EKONOMİK, KÜLTÜREL, EĞİTSEL HABİTUSLAR....

Sosyolog Bourdieu insanların yaşamın üstesinden gelmesini mümkün kılan habituslardan bahseder. Buna göre toplumdaki eşitsizliklerin temelinde ekonomik, kültürel, sosyal, ve toplumda sahip olunan prestij, meşruluk gibi simgesel sermaye önemlidir. Filmde üç kız kardeşin ekonomik, kültürel, sosyal sermayeleri yok hükmünde, ama geleceğe ilişkin umutları, mücadeleye olan azimleri var. Bu bakımdan onların umutları aynı zamanda geleceklerini kurabilmeleri için en önemli motivasyon kaynağı.

İçinde yaşadıkları köy mekân olarak Veysel, Reyhan, Havva ve Nurhan için sıkışmışlık, geleceksizlik iken Doktor Necati için kentin, kasabanın yoğunluğundan kaçış, sakinlik ve bir tatil alanıdır. Çünkü Doktor Necati, ekonomik, kültürel, sosyal, simgesel sermayenin olanaklarına sahip olmuş ve olmaya devam eden, mesleki statü ve ekonomik sermayesi gibi, prestijli biri olarak köy onun için bir süreliğine soluklandığı bir kaçış alanıdır.
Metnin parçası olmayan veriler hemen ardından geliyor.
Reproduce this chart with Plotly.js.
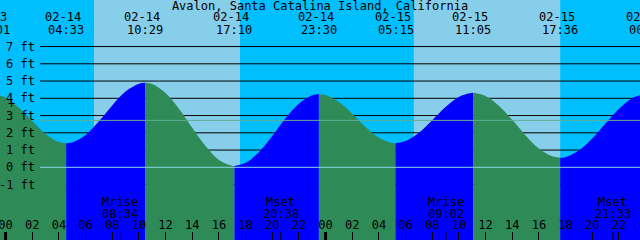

Ancak Veysel ve kız kardeşler parasız, pulsuz, eğitimden yoksun bırakılmış köyün yarım akıllısı, delisi, beslemeleri olarak simgesel anlamda toplumda bir meşruluk kazanamamış bireylerdir, bu durumda ya köyde kalıp kaderlerine teslim olacak ya da koşullarını zorlayarak daha iyi bir hayatı yakalayabilmenin umudunu yeşerteceklerdir.

Sonuç olarak Emin Alper; besleme olarak girdiği evde hamile kalan ve köyüne getirilen Reyhan, köyün “yarım akıllısı” olarak sürekli aşağılanan Veysel, hiç kimsenin evine kabul etmediği köyün delisi Hatice, kaldığı evde çocuk bakımından temizliğe tüm işlerin altında ezilmekten yorulan ve kendini hasta ederek bu yükten kurtulmayı düşünen Nurhan, yanında kaldığı ailenin çocuğunun ölümü ile tekrar köyüne gönderilen Havva, kızlarını kasabadaki varlıklı ailelerin yanına besleme olarak göndermeyi tek çare olarak gören baba Şevket, benzin istasyon sahibi, kavak yetiştiriciliği gibi birçok işe el atmış yayılmacı bir iktidar sahibi Doktor Necati ve köylü ile kasabanın ileri gelenleri arasında ilişkiyi koordine eden muhtardan oluşan karakterler üzerinden oldukça minimal ama bir o kadar da politik bir film örneği ortaya koyuyor.